- Directed by: Albert S. Rogell
- Written by: Charles Grayson Leonard Spigelgass Peter Milne
- Based on: One of the Boston Bullertons by Walton Green
- Produced by: Burt Kelly
- Starring: Nancy Kelly Hugh Herbert Roland Young Robert Cummings Montagu Love
- Cinematography: Milton R. Krasner
- Edited by: Philip Cahn
- Music by: Hans J. Salter
- Production company: Universal Pictures
- Distributed by: Universal Pictures
- Release date: July 5, 1940;
- Running time: 74 minutes
- Country: United States
- Language: English

= Private Affairs (1940 film) =

1940 film

Private Affairs is a 1940 comedy film starring Nancy Kelly, with a supporting cast including Hugh Herbert, Roland Young, and Robert Cummings. The film was directed by Albert S. Rogell.

==Plot==

Amos Bullerton from Boston is the first in a long line of patrician aristocrats to marry a commoner, which makes his father, Noble, furious and prompts him to remove Amos from his will. Amos takes up residence in New York and starts working as a stock broker.

After fifteen years in New York without any contact with his family, Amos is visited by his young daughter Jane. She is coming to New York to get his approval of dumping her current aristocratic fiancé Herbert Stanley. Instead she is determined to marry Jimmy Nolan, a law clerk working for her grandfather Noble. Amos runs out of luck and has to partner up with a taxi driver when he is too much in debt and cannot pay his fare. He "hires" the driver, Angus McPherson to get rid of the debt. He is hired by a dubious stock broker named George Gilkin, who wants to use Amos' last name for a profit. Amos is tricked use his last name to draw new clients to his business. Amos is left in charge of the firm's new Boston branch, and has to return home after years of exile.

Soon enough he finds that the Bullerton name isn't quite as helpful as he had imagined. Jimmy comes up with the idea to throw a big welcome-home party to give the illusion of Noble's support for hs long lost son. Jimmy plans to drive Noble to the party without the old man knowing where he is headed. When Noble shows up at the party the stock indeed rises, but Gilkin is anxious to drive the price of the stock down again, eager to make a profit if his own.
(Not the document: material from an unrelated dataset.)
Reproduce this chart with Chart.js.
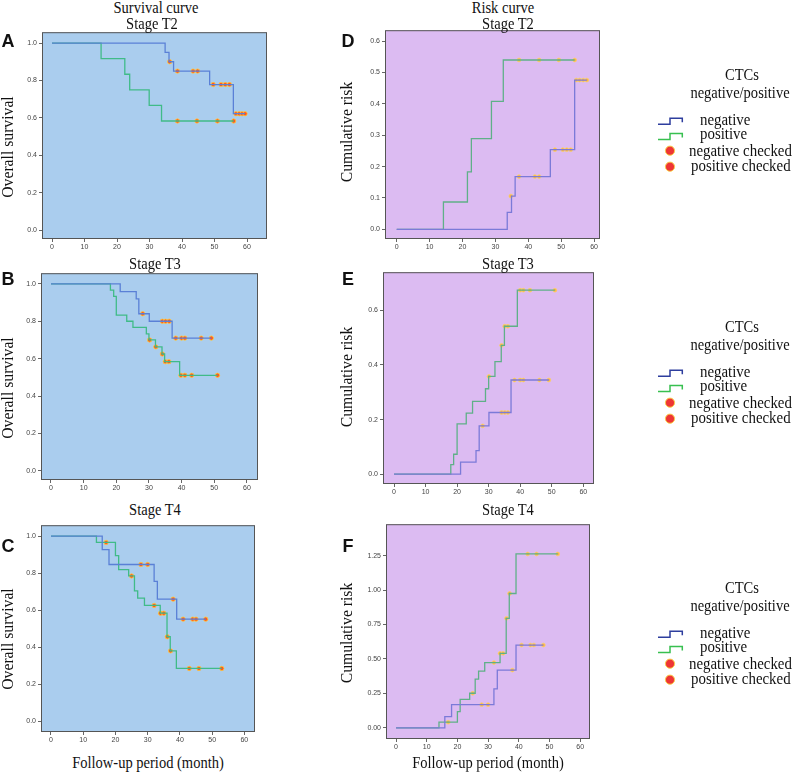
<!DOCTYPE html>
<html>
<head>
<meta charset="utf-8">
<script src="https://cdn.jsdelivr.net/npm/chart.js@4.4.1/dist/chart.umd.min.js"></script>
<style>
  body { margin: 0; background: #fff; }
  #page { position: relative; width: 800px; height: 772px; overflow: hidden;
          font-family: "Liberation Serif", "Times New Roman", serif; color: #111; }
  .txt { position: absolute; white-space: nowrap; line-height: 1; font-size: 16.5px;
         transform: translate(-50%, -50%) scaleX(0.88); }
  .txtL { position: absolute; white-space: nowrap; line-height: 1; font-size: 16px;
          transform-origin: left center; transform: translateY(-50%) scaleX(0.93); }
  .ytitle { position: absolute; white-space: nowrap; line-height: 1; font-size: 16.5px;
            transform: translate(-50%, -50%) rotate(-90deg) scaleX(0.95); }
  .letter { position: absolute; line-height: 1; font: bold 18px "Liberation Sans", Arial, sans-serif;
            transform: translate(-50%, -50%); }
</style>
</head>
<body>
<div id="page"></div>
<script>
// ---- axis ticks ----
const xTicks = [0, 10, 20, 30, 40, 50, 60];
const survTicks = [0, 0.2, 0.4, 0.6, 0.8, 1.0];
const riskT2Ticks = [0, 0.1, 0.2, 0.3, 0.4, 0.5, 0.6];
const riskT3Ticks = [0, 0.2, 0.4, 0.6];
const riskT4Ticks = [0, 0.25, 0.5, 0.75, 1.0, 1.25];

// ---- Stage T2, survival ----
const t2SurvNegT = [0, 34.8, 36.0, 37.4, 48.5, 55.8, 59.4];
const t2SurvNegY = [1, 0.95, 0.90, 0.85, 0.778, 0.622, 0.622];
const t2SurvNegCT = [36.2, 38.6, 43.4, 44.8, 49.6, 52.0, 53.3, 54.6, 56.6, 57.6, 58.5, 59.4];
const t2SurvNegCY = [0.90, 0.85, 0.85, 0.85, 0.778, 0.778, 0.778, 0.778, 0.622, 0.622, 0.622, 0.622];
const t2SurvPosT = [0, 15.1, 22.4, 23.9, 29.9, 33.7, 55.9];
const t2SurvPosY = [1, 0.917, 0.833, 0.75, 0.667, 0.583, 0.583];
const t2SurvPosCT = [38.6, 44.6, 50.9, 55.9];
const t2SurvPosCY = [0.583, 0.583, 0.583, 0.583];

// ---- Stage T2, risk ----
const t2RiskNegT = [0, 33.6, 34.9, 36.0, 46.7, 54.1, 57.8];
const t2RiskNegY = [0, 0.054, 0.106, 0.168, 0.254, 0.476, 0.476];
const t2RiskNegCT = [34.7, 37.2, 42.0, 43.3, 48.1, 50.5, 51.7, 52.9, 54.6, 55.6, 56.7, 57.8];
const t2RiskNegCY = [0.106, 0.168, 0.168, 0.168, 0.254, 0.254, 0.254, 0.254, 0.476, 0.476, 0.476, 0.476];
const t2RiskPosT = [0, 14.2, 21.5, 22.7, 28.8, 32.4, 54.1];
const t2RiskPosY = [0, 0.087, 0.183, 0.289, 0.408, 0.540, 0.540];
const t2RiskPosCT = [37.2, 43.3, 49.3, 54.1];
const t2RiskPosCY = [0.540, 0.540, 0.540, 0.540];

// ---- Stage T3, survival ----
const t3SurvNegT = [0, 21.2, 26.1, 26.9, 30.1, 37.1, 49.1];
const t3SurvNegY = [1, 0.958, 0.92, 0.84, 0.80, 0.71, 0.71];
const t3SurvNegCT = [28.1, 34.1, 35.1, 36.2, 38.2, 40.0, 41.0, 46.0, 49.1];
const t3SurvNegCY = [0.84, 0.80, 0.80, 0.80, 0.71, 0.71, 0.71, 0.71, 0.71];
const t3SurvPosT = [0, 18.2, 19.2, 20.0, 23.2, 25.1, 29.2, 30.0, 32.0, 34.0, 34.8, 39.4, 51.0];
const t3SurvPosY = [1, 0.967, 0.933, 0.833, 0.80, 0.767, 0.733, 0.70, 0.663, 0.625, 0.584, 0.511, 0.511];
const t3SurvPosCT = [30.2, 32.1, 34.1, 35.0, 36.1, 39.8, 41.0, 43.1, 51.0];
const t3SurvPosCY = [0.70, 0.663, 0.625, 0.584, 0.584, 0.511, 0.511, 0.511, 0.511];

// ---- Stage T3, risk ----
const t3RiskNegT = [0, 21.1, 26.0, 27.0, 30.1, 37.1, 49.1];
const t3RiskNegY = [0, 0.044, 0.086, 0.177, 0.226, 0.345, 0.345];
const t3RiskNegCT = [28.1, 34.1, 35.1, 36.1, 38.2, 40.0, 41.0, 46.1, 49.1];
const t3RiskNegCY = [0.177, 0.226, 0.226, 0.226, 0.345, 0.345, 0.345, 0.345, 0.345];
const t3RiskPosT = [0, 18.0, 18.9, 20.0, 22.9, 24.9, 29.0, 30.0, 32.0, 34.0, 35.0, 39.1, 51.0];
const t3RiskPosY = [0, 0.035, 0.073, 0.184, 0.224, 0.267, 0.313, 0.358, 0.412, 0.472, 0.542, 0.674, 0.674];
const t3RiskPosCT = [30.1, 34.1, 35.1, 36.1, 40.0, 41.0, 43.1, 51.0];
const t3RiskPosCY = [0.358, 0.472, 0.542, 0.542, 0.674, 0.674, 0.674, 0.674];

// ---- Stage T4, survival ----
const t4SurvNegT = [0, 15.9, 18.0, 32.0, 33.0, 39.0, 48.0];
const t4SurvNegY = [1, 0.927, 0.847, 0.756, 0.66, 0.552, 0.552];
const t4SurvNegCT = [27.9, 30.0, 37.9, 41.0, 44.0, 45.0, 48.0];
const t4SurvNegCY = [0.847, 0.847, 0.66, 0.552, 0.552, 0.552, 0.552];
const t4SurvPosT = [0, 14.1, 20.0, 21.0, 24.1, 25.9, 26.9, 29.0, 33.9, 36.0, 37.0, 38.9, 53.0];
const t4SurvPosY = [1, 0.966, 0.895, 0.819, 0.785, 0.705, 0.665, 0.626, 0.584, 0.457, 0.381, 0.286, 0.286];
const t4SurvPosCT = [17.1, 25.0, 32.0, 34.0, 35.0, 36.1, 37.1, 42.9, 45.9, 53.0];
const t4SurvPosCY = [0.966, 0.785, 0.626, 0.584, 0.584, 0.457, 0.381, 0.286, 0.286, 0.286];

// ---- Stage T4, risk ----
const t4RiskNegT = [0, 15.9, 18.1, 31.9, 33.0, 39.1, 48.0];
const t4RiskNegY = [0, 0.081, 0.168, 0.283, 0.419, 0.601, 0.601];
const t4RiskNegCT = [27.9, 30.0, 37.9, 40.9, 43.8, 44.9, 48.0];
const t4RiskNegCY = [0.168, 0.168, 0.419, 0.601, 0.601, 0.601, 0.601];
const t4RiskPosT = [0, 14.0, 20.0, 20.9, 24.0, 25.8, 26.9, 28.9, 33.9, 35.9, 36.9, 39.1, 52.7];
const t4RiskPosY = [0, 0.041, 0.117, 0.206, 0.251, 0.354, 0.412, 0.474, 0.541, 0.795, 0.975, 1.262, 1.262];
const t4RiskPosCT = [17.0, 25.0, 31.9, 33.9, 34.9, 36.0, 37.0, 42.9, 45.8, 52.7];
const t4RiskPosCY = [0.041, 0.251, 0.474, 0.541, 0.541, 0.795, 0.975, 1.262, 1.262, 1.262];

const page = document.getElementById('page');
const pts = (xs, ys) => xs.map((x, i) => ({ x: x, y: ys[i] }));

const themes = {
  surv: { bg: '#aacdee', neg: '#5a80d6', pos: '#40bb88', dot: '#ff5522', dotEdge: '#ffcf3a', r: 2.2 },
  risk: { bg: '#dcbbf2', neg: '#7b7ad8', pos: '#5fb088', dot: '#ffb444', dotEdge: '#f8d070', r: 1.9 }
};

// fills the plot area and draws the frame
const plotBox = {
  id: 'plotBox',
  beforeDraw(chart, args, opts) {
    const a = chart.chartArea, ctx = chart.ctx;
    ctx.save();
    ctx.fillStyle = opts.bg;
    ctx.fillRect(a.left, a.top, a.right - a.left, a.bottom - a.top);
    ctx.restore();
  },
  afterDraw(chart) {
    const a = chart.chartArea, ctx = chart.ctx;
    ctx.save();
    ctx.strokeStyle = '#555';
    ctx.lineWidth = 1;
    ctx.strokeRect(a.left + 0.5, a.top + 0.5, a.right - a.left - 1, a.bottom - a.top - 1);
    ctx.restore();
  }
};

function panel(box, xr, yr, yTicks, dec, th, neg, pos) {
  const W = box.r - box.l + 44, H = box.b - box.t + 20;
  const cv = document.createElement('canvas');
  cv.width = W; cv.height = H;
  cv.style.cssText = 'position:absolute;left:' + (box.l - 40) + 'px;top:' + (box.t - 4) + 'px;width:' + W + 'px;height:' + H + 'px';
  page.appendChild(cv);

  const stepSet = (s, col) => ({
    data: pts(s[0], s[1]), stepped: true, borderColor: col, borderWidth: 1.3,
    pointRadius: 0, fill: false
  });
  const dotSet = (s) => ({
    data: pts(s[2], s[3]), showLine: false, pointRadius: th.r, pointStyle: 'circle',
    backgroundColor: th.dot, borderColor: th.dotEdge, borderWidth: 0.8
  });

  new Chart(cv, {
    type: 'line',
    data: { datasets: [stepSet(neg, th.neg), stepSet(pos, th.pos), dotSet(neg), dotSet(pos)] },
    options: {
      responsive: false, animation: false, events: [],
      layout: { autoPadding: false, padding: { top: 4, right: 4, left: 0, bottom: 0 } },
      plugins: { legend: { display: false }, tooltip: { enabled: false }, plotBox: { bg: th.bg } },
      scales: {
        x: {
          type: 'linear', min: xr[0], max: xr[1],
          afterBuildTicks: s => { s.ticks = xTicks.map(v => ({ value: v })); },
          afterFit: s => { s.height = 16; },
          grid: { drawOnChartArea: false, tickLength: 3, color: '#666' },
          border: { display: false },
          ticks: { font: { size: 7, family: 'Liberation Sans' }, color: '#444', padding: 1,
                   maxRotation: 0, autoSkip: false, callback: v => String(v) }
        },
        y: {
          type: 'linear', min: yr[0], max: yr[1],
          afterBuildTicks: s => { s.ticks = yTicks.map(v => ({ value: v })); },
          afterFit: s => { s.width = 40; },
          grid: { drawOnChartArea: false, tickLength: 3, color: '#666' },
          border: { display: false },
          ticks: { font: { size: 7, family: 'Liberation Sans' }, color: '#444', padding: 2,
                   autoSkip: false, callback: v => v.toFixed(dec) }
        }
      }
    },
    plugins: [plotBox]
  });
}

panel({ l: 42, t: 30, r: 267, b: 239 }, [-3.08, 66.15], [-0.048, 1.058], survTicks, 1, themes.surv,
  [t2SurvNegT, t2SurvNegY, t2SurvNegCT, t2SurvNegCY], [t2SurvPosT, t2SurvPosY, t2SurvPosCT, t2SurvPosCY]);
panel({ l: 385, t: 28, r: 600, b: 239 }, [-3.56, 61.8], [-0.031, 0.635], riskT2Ticks, 1, themes.risk,
  [t2RiskNegT, t2RiskNegY, t2RiskNegCT, t2RiskNegCY], [t2RiskPosT, t2RiskPosY, t2RiskPosCT, t2RiskPosCY]);
panel({ l: 41, t: 271, r: 258, b: 480 }, [-3.06, 63.4], [-0.049, 1.057], survTicks, 1, themes.surv,
  [t3SurvNegT, t3SurvNegY, t3SurvNegCT, t3SurvNegCY], [t3SurvPosT, t3SurvPosY, t3SurvPosCT, t3SurvPosCY]);
panel({ l: 383, t: 270, r: 594, b: 484 }, [-3.49, 63.4], [-0.036, 0.740], riskT3Ticks, 1, themes.risk,
  [t3RiskNegT, t3RiskNegY, t3RiskNegCT, t3RiskNegCY], [t3RiskPosT, t3RiskPosY, t3RiskPosCT, t3RiskPosCY]);
panel({ l: 41, t: 523, r: 255, b: 732 }, [-3.1, 63.3], [-0.057, 1.059], survTicks, 1, themes.surv,
  [t4SurvNegT, t4SurvNegY, t4SurvNegCT, t4SurvNegCY], [t4SurvPosT, t4SurvPosY, t4SurvPosCT, t4SurvPosCY]);
panel({ l: 386, t: 522, r: 590, b: 739 }, [-3.26, 63.2], [-0.081, 1.478], riskT4Ticks, 2, themes.risk,
  [t4RiskNegT, t4RiskNegY, t4RiskNegCT, t4RiskNegCY], [t4RiskPosT, t4RiskPosY, t4RiskPosCT, t4RiskPosCY]);

// ---- text ----
function text(cls, s, x, y) {
  const d = document.createElement('div');
  d.className = cls;
  d.textContent = s;
  d.style.left = x + 'px';
  d.style.top = y + 'px';
  page.appendChild(d);
}
text('txt', 'Survival curve', 156, 7.5);
text('txt', 'Stage T2', 152, 23.5);
text('txt', 'Risk curve', 503, 7.5);
text('txt', 'Stage T2', 508, 23.5);
text('txt', 'Stage T3', 155, 263.5);
text('txt', 'Stage T3', 508, 263.5);
text('txt', 'Stage T4', 155, 509.5);
text('txt', 'Stage T4', 508, 509.5);
text('txt', 'Follow-up period (month)', 148, 763);
text('txt', 'Follow-up period (month)', 488, 763);

text('ytitle', 'Overall survival', 8, 147);
text('ytitle', 'Overall survival', 8, 388);
text('ytitle', 'Overall survival', 8, 639);
text('ytitle', 'Cumulative risk', 347, 132);
text('ytitle', 'Cumulative risk', 347, 377);
text('ytitle', 'Cumulative risk', 347, 633);

text('letter', 'A', 8, 41);
text('letter', 'D', 348, 41);
text('letter', 'B', 8, 279);
text('letter', 'E', 348, 279);
text('letter', 'C', 8, 546);
text('letter', 'F', 348, 546);

// ---- legends ----
const svgNS = 'http://www.w3.org/2000/svg';
const svg = document.createElementNS(svgNS, 'svg');
svg.setAttribute('width', 800);
svg.setAttribute('height', 772);
svg.style.cssText = 'position:absolute;left:0;top:0';
page.appendChild(svg);

function legend(dy) {
  text('txt', 'CTCs', 742, 75 + dy);
  text('txt', 'negative/positive', 740, 93 + dy);
  text('txtL', 'negative', 700, 120 + dy);
  text('txtL', 'positive', 700, 134 + dy);
  text('txtL', 'negative checked', 689, 151 + dy);
  text('txtL', 'positive checked', 691, 166 + dy);
  [['#2e3e9e', 124.3], ['#38c050', 139.5]].forEach(([col, yb]) => {
    const p = document.createElementNS(svgNS, 'polyline');
    const y0 = yb + dy, y1 = yb - 6 + dy;
    p.setAttribute('points', '658,' + y0 + ' 670,' + y0 + ' 670,' + y1 + ' 682.3,' + y1 + ' 682.3,' + (y1 + 4));
    p.setAttribute('fill', 'none');
    p.setAttribute('stroke', col);
    p.setAttribute('stroke-width', 1.5);
    svg.appendChild(p);
  });
  [150.7, 166.7].forEach(cy => {
    const c = document.createElementNS(svgNS, 'circle');
    c.setAttribute('cx', 670);
    c.setAttribute('cy', cy + dy);
    c.setAttribute('r', 4.6);
    c.setAttribute('fill', '#ee3535');
    c.setAttribute('stroke', '#f8d24a');
    c.setAttribute('stroke-width', 1);
    svg.appendChild(c);
  });
}
legend(0);
legend(252);
legend(513);
</script>
</body>
</html>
When Amos and Angus find out about Gilkin's plans, they pursue him on hus way back to New York, to stop him from spreading ill-fated rumors about the Bullertons at the stock market.

After passing numerous obstacles, Amos manages to prevent Gilkin's return to New York and locks him up in a small town somewhere in New England where he can't do any harm. Jane finally marries her beloved Jimmy and Amos reconciles with his father.

==Cast==
- Nancy Kelly as Jane Bullerton
- Hugh Herbert as Angus McPherson
- Roland Young as	Amos Bullerton
- Robert Cummings as Jimmy Nolan
- Montagu Love as Noble Bullerton
- Jonathan Hale as George Gilkins
- Florence Shirley as Mrs. Gilkins
- G. P. Huntley Jr. as Herbert Stanley
- Dick Purcell as Dick Cartwright
- Leonard Carey as Casper
- Mary Forbes as Mrs. Stanley
- Douglas Wood as Mr. Stanley
- Granville Bates as Judge Hamilton

==Production==
It was known as One of the Boston Bullertons, the title of the magazine story on which it was based. Universal announced the film in March 1940. Filming took place in April 1940.

It was retitled Private Affairs in May.